Provided data:
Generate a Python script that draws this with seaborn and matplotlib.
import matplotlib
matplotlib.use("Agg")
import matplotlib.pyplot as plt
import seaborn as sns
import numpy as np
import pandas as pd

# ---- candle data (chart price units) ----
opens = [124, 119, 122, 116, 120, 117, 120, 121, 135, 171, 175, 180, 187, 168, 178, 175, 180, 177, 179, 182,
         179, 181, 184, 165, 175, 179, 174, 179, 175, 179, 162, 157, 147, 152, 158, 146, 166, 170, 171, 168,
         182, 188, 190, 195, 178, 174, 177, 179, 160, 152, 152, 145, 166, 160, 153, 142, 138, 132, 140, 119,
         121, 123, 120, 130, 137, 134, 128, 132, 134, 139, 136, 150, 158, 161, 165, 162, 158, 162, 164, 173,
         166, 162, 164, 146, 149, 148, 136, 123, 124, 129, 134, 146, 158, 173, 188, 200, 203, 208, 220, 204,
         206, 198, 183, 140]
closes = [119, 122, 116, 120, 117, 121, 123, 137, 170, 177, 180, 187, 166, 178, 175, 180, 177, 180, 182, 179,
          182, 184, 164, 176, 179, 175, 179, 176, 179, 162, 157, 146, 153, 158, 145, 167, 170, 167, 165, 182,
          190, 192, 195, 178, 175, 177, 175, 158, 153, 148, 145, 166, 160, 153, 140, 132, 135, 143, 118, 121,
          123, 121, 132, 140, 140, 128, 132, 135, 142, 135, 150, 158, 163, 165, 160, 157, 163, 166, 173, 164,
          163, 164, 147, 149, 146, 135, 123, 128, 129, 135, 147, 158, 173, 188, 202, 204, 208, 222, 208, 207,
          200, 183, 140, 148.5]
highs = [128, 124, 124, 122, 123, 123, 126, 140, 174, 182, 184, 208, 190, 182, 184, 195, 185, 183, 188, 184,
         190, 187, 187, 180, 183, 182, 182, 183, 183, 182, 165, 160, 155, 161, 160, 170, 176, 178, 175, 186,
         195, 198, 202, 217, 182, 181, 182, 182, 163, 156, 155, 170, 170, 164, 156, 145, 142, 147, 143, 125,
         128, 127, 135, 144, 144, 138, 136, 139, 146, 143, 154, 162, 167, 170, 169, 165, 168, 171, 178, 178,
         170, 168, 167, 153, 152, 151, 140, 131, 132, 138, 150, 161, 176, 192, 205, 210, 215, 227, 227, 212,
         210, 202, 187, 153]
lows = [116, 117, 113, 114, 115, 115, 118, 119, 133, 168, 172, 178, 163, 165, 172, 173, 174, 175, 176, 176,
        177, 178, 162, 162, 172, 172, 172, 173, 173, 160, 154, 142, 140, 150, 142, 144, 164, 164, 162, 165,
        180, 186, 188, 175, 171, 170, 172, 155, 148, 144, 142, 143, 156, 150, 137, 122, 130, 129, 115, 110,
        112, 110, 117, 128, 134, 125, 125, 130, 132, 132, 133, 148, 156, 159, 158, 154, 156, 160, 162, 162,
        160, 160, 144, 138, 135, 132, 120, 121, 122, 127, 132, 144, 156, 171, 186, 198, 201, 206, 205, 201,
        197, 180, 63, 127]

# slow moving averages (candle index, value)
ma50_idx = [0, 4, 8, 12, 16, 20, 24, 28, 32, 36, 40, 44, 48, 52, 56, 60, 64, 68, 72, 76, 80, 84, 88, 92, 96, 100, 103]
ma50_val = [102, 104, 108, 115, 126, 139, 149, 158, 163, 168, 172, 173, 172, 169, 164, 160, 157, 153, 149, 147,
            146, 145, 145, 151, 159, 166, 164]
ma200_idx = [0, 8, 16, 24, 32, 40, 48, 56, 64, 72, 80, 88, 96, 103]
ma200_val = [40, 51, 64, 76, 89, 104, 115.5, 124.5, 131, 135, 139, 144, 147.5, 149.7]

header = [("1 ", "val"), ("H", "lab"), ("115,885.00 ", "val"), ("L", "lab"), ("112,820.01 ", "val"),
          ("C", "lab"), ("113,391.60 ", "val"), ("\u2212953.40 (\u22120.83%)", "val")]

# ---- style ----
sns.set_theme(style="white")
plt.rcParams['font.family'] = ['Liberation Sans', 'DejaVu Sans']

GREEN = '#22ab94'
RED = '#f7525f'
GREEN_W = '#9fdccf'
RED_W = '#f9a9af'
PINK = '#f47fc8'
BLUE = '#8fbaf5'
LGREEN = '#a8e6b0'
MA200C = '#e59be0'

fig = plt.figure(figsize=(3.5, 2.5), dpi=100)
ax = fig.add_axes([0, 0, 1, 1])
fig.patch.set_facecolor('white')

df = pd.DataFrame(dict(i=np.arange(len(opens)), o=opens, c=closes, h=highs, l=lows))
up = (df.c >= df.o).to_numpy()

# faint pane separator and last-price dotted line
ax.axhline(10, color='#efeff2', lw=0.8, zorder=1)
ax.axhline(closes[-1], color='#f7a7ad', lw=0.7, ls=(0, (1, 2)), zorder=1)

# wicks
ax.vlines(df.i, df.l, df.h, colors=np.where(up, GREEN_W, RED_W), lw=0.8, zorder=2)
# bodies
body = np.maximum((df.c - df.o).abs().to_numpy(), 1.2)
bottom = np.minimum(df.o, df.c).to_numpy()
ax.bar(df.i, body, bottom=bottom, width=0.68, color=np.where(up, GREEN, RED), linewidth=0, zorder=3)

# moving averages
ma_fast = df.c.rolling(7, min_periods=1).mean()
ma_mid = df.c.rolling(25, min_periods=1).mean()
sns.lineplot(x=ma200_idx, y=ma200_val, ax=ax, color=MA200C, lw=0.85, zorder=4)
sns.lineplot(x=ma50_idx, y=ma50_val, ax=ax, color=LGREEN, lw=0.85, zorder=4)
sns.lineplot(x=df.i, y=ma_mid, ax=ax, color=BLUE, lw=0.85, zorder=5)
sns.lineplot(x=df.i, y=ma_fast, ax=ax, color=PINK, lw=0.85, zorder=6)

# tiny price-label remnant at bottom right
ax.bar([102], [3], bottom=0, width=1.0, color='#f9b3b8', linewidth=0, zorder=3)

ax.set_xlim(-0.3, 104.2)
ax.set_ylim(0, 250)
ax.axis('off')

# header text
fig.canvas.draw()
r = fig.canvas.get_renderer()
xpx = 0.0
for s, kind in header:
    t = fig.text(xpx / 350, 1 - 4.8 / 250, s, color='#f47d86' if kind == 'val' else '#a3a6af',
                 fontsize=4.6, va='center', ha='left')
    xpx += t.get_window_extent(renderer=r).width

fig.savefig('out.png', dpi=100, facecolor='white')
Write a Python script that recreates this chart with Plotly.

--

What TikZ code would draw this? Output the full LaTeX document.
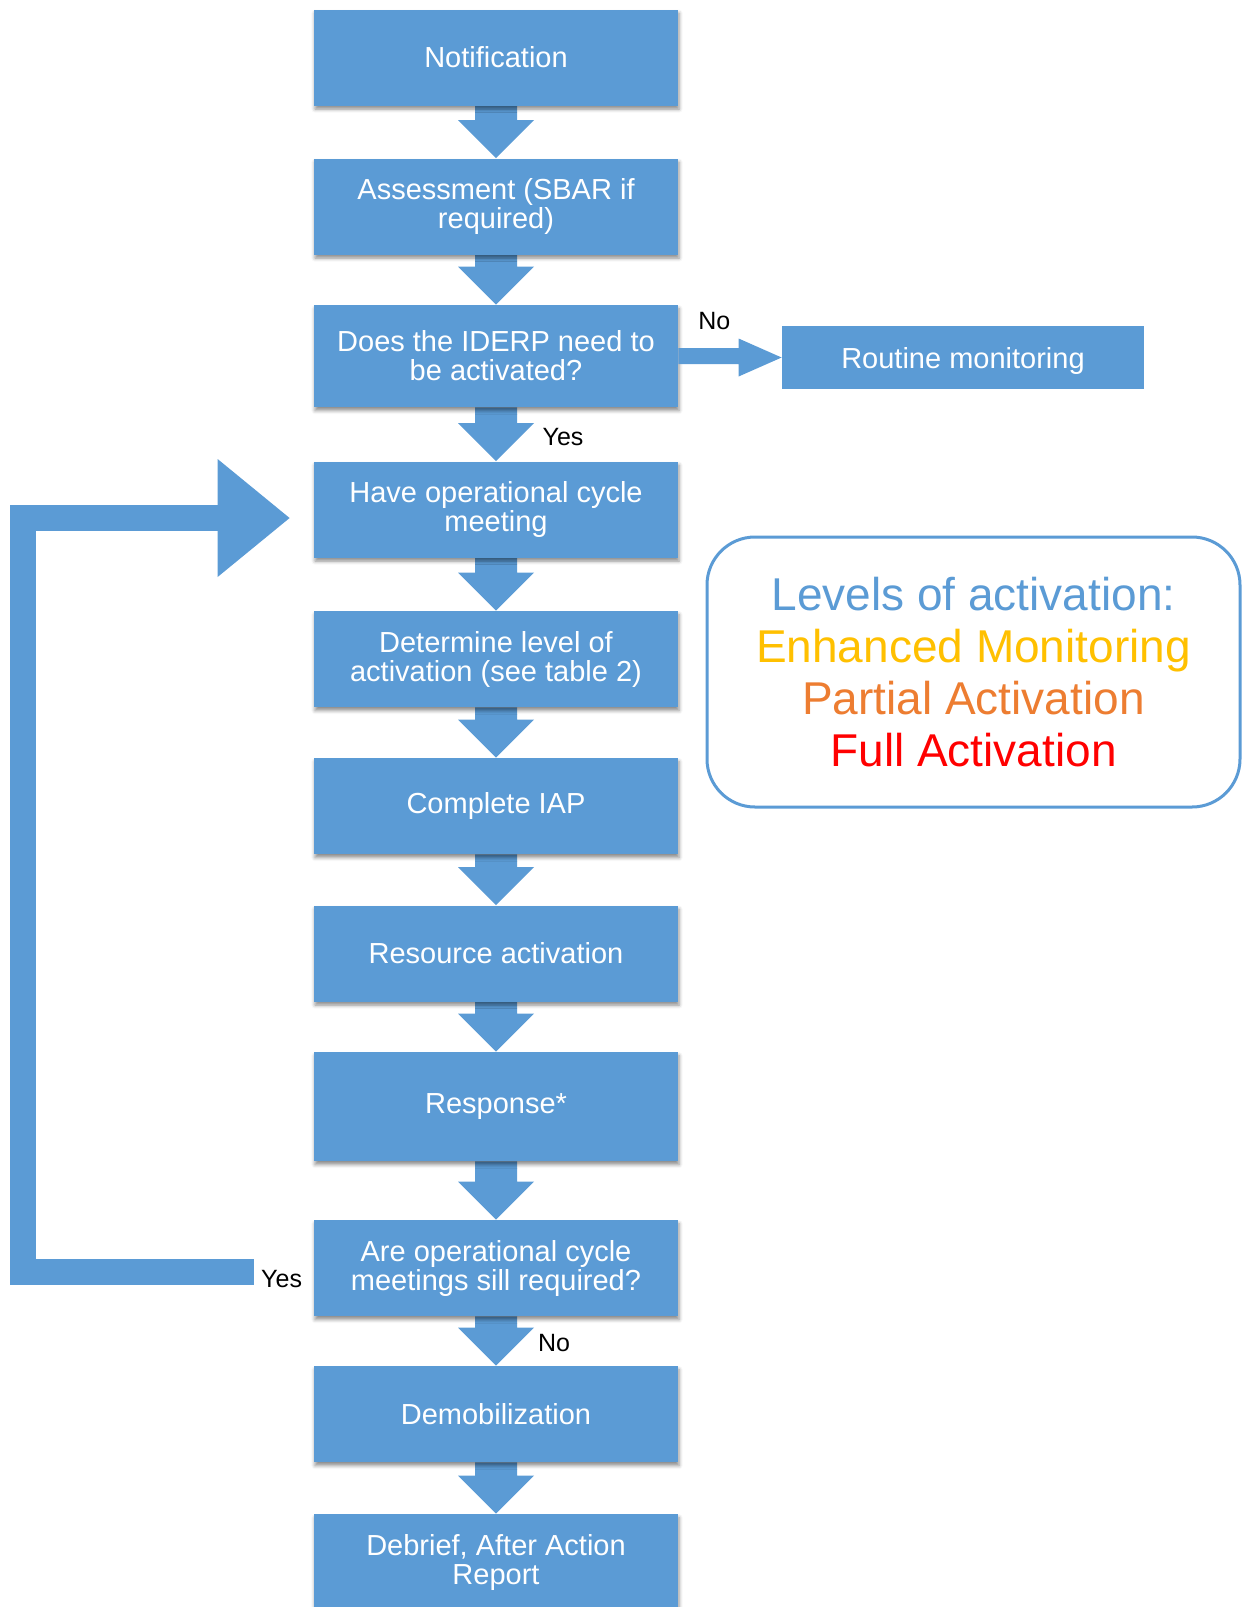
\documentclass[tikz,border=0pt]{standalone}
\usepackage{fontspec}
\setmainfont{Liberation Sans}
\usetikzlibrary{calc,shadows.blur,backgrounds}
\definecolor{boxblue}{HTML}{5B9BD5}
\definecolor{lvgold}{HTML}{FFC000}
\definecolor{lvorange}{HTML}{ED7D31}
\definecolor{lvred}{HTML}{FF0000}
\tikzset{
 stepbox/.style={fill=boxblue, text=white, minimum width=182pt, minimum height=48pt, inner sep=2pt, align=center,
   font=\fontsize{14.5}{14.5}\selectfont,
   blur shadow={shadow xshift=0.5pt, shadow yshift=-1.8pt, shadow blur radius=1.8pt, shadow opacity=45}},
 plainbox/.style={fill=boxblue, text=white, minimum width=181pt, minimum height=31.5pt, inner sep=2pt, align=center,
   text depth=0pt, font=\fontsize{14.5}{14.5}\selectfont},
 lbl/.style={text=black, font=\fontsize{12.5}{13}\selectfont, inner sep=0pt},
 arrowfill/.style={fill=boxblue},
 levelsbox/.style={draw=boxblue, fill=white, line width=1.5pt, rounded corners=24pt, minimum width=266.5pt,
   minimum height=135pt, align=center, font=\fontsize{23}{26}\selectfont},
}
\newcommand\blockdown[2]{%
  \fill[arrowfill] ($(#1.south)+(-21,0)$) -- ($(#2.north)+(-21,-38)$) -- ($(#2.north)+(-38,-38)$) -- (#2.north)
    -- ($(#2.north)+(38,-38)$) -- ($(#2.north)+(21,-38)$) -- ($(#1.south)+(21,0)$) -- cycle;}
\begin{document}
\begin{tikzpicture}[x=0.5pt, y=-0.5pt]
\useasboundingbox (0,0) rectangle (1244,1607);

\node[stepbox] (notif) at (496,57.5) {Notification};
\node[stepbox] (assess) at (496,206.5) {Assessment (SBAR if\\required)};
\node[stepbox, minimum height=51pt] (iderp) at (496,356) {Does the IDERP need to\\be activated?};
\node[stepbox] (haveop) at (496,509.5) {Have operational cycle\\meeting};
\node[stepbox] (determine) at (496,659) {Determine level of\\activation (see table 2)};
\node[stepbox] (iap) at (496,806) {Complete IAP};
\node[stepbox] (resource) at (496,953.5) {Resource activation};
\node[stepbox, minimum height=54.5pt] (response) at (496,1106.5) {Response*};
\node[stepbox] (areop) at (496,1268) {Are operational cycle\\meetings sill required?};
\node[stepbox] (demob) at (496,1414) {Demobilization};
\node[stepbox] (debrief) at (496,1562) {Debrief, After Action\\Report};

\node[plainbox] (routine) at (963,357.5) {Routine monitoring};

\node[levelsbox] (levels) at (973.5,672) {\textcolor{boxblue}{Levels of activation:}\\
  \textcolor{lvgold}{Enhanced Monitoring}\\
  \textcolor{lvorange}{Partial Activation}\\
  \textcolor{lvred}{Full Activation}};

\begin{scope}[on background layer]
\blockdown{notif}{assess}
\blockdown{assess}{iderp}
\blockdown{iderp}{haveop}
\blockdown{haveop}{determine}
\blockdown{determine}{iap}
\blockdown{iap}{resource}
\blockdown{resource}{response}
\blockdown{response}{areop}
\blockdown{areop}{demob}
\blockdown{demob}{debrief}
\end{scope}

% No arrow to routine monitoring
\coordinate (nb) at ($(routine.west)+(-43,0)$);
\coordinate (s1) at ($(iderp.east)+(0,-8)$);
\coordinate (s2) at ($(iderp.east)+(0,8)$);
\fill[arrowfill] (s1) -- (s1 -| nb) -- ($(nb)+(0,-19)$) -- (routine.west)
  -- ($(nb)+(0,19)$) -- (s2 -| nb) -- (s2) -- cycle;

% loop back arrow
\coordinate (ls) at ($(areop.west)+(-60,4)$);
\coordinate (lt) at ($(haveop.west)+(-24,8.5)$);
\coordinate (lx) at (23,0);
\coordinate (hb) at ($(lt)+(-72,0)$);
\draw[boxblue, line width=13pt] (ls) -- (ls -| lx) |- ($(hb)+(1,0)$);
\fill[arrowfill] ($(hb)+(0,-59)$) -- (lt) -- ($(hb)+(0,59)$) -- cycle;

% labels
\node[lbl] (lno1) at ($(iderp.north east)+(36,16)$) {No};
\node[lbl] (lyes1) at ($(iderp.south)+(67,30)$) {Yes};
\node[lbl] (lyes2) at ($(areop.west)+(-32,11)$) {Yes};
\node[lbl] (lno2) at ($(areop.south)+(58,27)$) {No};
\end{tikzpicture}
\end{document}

==

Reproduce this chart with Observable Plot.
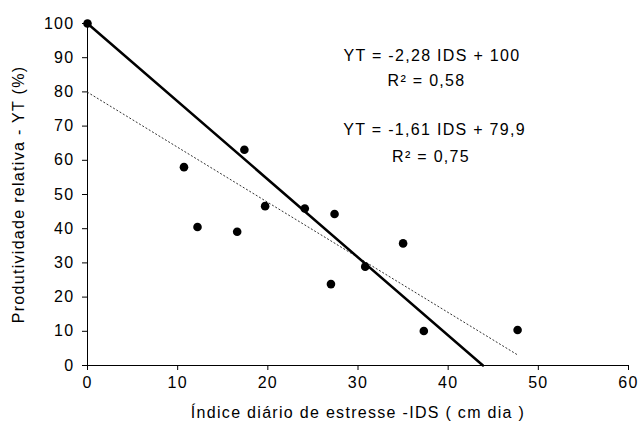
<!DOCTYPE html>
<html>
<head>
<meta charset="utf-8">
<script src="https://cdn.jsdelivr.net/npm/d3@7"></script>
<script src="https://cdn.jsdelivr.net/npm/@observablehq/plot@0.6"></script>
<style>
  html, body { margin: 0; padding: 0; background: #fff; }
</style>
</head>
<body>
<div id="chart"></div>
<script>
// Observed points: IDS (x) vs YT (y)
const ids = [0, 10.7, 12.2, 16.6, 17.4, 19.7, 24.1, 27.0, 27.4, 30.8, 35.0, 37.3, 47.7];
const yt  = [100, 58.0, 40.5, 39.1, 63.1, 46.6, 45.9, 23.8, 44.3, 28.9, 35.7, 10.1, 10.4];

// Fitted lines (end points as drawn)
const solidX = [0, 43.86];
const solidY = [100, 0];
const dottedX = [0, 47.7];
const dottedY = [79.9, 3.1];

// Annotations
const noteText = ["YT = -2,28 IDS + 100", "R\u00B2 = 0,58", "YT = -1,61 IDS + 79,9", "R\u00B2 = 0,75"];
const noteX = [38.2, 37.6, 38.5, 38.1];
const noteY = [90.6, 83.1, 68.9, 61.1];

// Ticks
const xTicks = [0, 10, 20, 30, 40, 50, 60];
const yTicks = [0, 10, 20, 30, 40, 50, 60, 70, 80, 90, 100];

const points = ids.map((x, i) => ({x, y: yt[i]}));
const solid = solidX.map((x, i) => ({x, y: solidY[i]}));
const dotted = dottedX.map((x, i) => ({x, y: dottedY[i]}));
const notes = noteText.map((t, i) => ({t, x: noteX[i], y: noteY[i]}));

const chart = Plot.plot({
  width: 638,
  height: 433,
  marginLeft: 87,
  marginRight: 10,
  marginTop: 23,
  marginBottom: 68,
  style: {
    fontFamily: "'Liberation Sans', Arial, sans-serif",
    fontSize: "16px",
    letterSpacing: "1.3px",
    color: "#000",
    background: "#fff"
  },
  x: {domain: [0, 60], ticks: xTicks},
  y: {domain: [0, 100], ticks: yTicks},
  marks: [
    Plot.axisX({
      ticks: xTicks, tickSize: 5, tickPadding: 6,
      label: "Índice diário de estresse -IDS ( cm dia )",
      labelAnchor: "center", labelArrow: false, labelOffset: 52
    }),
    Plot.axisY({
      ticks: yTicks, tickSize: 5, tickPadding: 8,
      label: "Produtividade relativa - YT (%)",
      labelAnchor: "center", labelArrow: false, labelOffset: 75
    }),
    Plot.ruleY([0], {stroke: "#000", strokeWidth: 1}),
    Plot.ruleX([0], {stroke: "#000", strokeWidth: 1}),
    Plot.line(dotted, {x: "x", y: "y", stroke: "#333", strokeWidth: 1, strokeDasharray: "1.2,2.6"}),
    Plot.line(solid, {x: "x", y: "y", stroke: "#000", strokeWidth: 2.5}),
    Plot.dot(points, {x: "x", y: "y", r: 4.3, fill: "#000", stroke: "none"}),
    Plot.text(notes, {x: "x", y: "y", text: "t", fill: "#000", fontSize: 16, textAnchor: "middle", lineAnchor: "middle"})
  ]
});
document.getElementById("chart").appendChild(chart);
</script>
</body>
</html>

Your objective: Print only the run of lines that begins with the line containing "Generate a Python" and ends with the line containing "import pandas as pd", both included, exactly as they read.

Written answer:
Generate a Python script that draws this with seaborn and matplotlib.
import matplotlib
matplotlib.use("Agg")
import matplotlib.pyplot as plt
import seaborn as sns
import numpy as np
import pandas as pd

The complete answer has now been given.